Hozan Zangana

Gold Kisal
Gold leaf on MDF
32 x 17 x 20 cm

A kisal (tortoise) is a stool made of wood. In ancient Mesopotamia, the tortoise was a symbol of strength and stillness during great chaos. A smaller version covered in gold-leaf was made as a symbolic gift representing the resilience of Kurdistan.

Haft Sin Collection
8 porcelain items up to 45 cm diameter

One of the rituals performed during Nowruz is the setting up of a Sofraye Haft Sin. This is a table or dining cloth prepared with seven or more items starting with the letter ‘s’. Each of the items has a symbolic meaning, strongly rooted in the culture of the Persians and the Medes. This ancient tradition is presented in a modern way – inspired by Nastaleeq calligraphy, the items are reduced to the bare essentials. Without the classical ornaments, the focus goes to the ingredients, which are the spirit of Haft Sin. Every piece is crafted to symbolize its traditional meaning.

Artist’s biography

Hozan Zangana was born in 1983 in Kirkuk. In 1998, at the age of fifteen, he fled Kurdistan and applied for asylum in The Netherlands. There, he studied at the esteemed art and design universities Gerrit Rietveld Academie in Amsterdam and the Design Academy in Eindhoven. After his graduation, Zangana was awarded a grant for Talent Development Creative Industries (Stimuleringsfonds).This allowed him to create his first collection of abstract objects inspired by the 7th century Kufic script. The collection, called ‘Shaping from Intuition’, was shown in Dubai, Milan
and New York.

The Haft Sin collection was acquired by the Museum Boijmans van Beuningen (Rotterdam, The Netherlands) in 2015. Consequently, Zangana was nominated for the Wallpaper Next Generation Designer of the Year award in 2017.

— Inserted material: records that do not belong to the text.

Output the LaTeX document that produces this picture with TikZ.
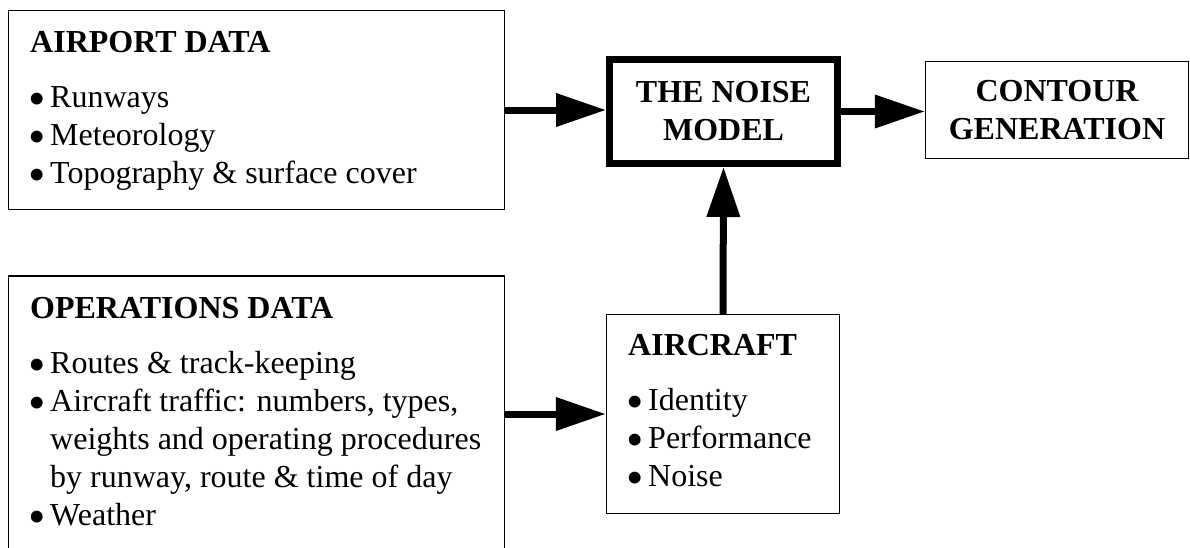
\documentclass[tikz,border=0pt]{standalone}
\usepackage{fontspec}
\setmainfont{Liberation Serif}
\usetikzlibrary{arrows.meta}
\tikzset{
  thinbox/.style={draw, line width=1.4pt, inner sep=0pt},
  heavybox/.style={draw, line width=7pt, inner sep=0pt},
  boxtitle/.style={align=center, font=\fontsize{32}{38}\selectfont\bfseries},
  txt/.style={anchor=base west, inner sep=0pt, font=\fontsize{32}{38}\selectfont},
  arr/.style={line width=7pt, -{Triangle[length=50pt 0 0, width=32pt 0 0]}},
}
\newcommand{\hd}[1]{\multicolumn{2}{@{}l@{}}{\bfseries #1}\\[17pt]}
\newcommand{\bul}{\makebox[16pt][l]{\hspace{-2pt}\raisebox{-8pt}[0pt][0pt]{\scalebox{1.55}{\textbullet}}}}
\begin{document}
\begin{tikzpicture}[x=1pt, y=-1pt]
\useasboundingbox (0,0) rectangle (1190,547);
% boxes
\node[thinbox, minimum width=496pt, minimum height=199pt] (airport) at (256.5,110) {};
\node[thinbox, minimum width=496pt, minimum height=294pt] (ops) at (256.5,423) {};
\node[heavybox, boxtitle, minimum width=228pt, minimum height=104pt] (noise) at (723.5,111.5) {THE NOISE\\MODEL};
\node[thinbox, boxtitle, minimum width=263pt, minimum height=97pt] (contour) at (1057,110) {CONTOUR\\GENERATION};
\node[thinbox, minimum width=233pt, minimum height=199pt] (aircraft) at (723,414) {};
% texts
\node[txt] (airporttxt) at (30,52) {\begin{tabular}[t]{@{}l@{\hspace{4pt}}l@{}}
\hd{AIRPORT DATA}
\bul & Runways\\
\bul & Meteorology\\
\bul & Topography \& surface cover
\end{tabular}};
\node[txt] (opstxt) at (30,318) {\begin{tabular}[t]{@{}l@{\hspace{4pt}}l@{}}
\hd{OPERATIONS DATA}
\bul & Routes \& track-keeping\\
\bul & Aircraft traffic: numbers, types,\\
 & weights and operating procedures\\
 & by runway, route \& time of day\\
\bul & Weather
\end{tabular}};
\node[txt] (aircrafttxt) at (628,355) {\begin{tabular}[t]{@{}l@{\hspace{4pt}}l@{}}
\hd{AIRCRAFT}
\bul & Identity\\
\bul & Performance\\
\bul & Noise
\end{tabular}};
% connectors
\draw[arr] (airport.east) -- (airport.east -| noise.west);
\draw[arr] (noise.east) -- (noise.east -| contour.west);
\draw[arr] (aircraft.north) -- (noise.south);
\draw[arr] (aircraft.west -| ops.east) -- (aircraft.west);
\end{tikzpicture}
\end{document}
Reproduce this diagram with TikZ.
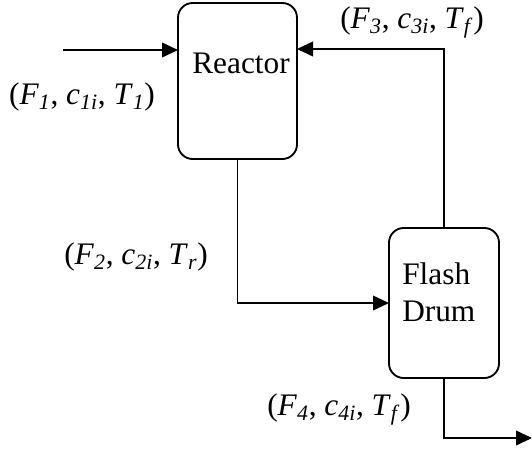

His most recent work, called Arbela, was conceived to reflect Zangana’s heritage-based design back to his own people and culture, and to transfer his knowledge to a new generation of Middle Eastern artists. Inspired by the ancient Citadel of Erbil, once called Arbela (from the Assyrian Arba-Ila ‘four gods’, referring to the four gates to the original citadel), the objects in this collection carry with them the memory of a cultural history that goes back 7000 years.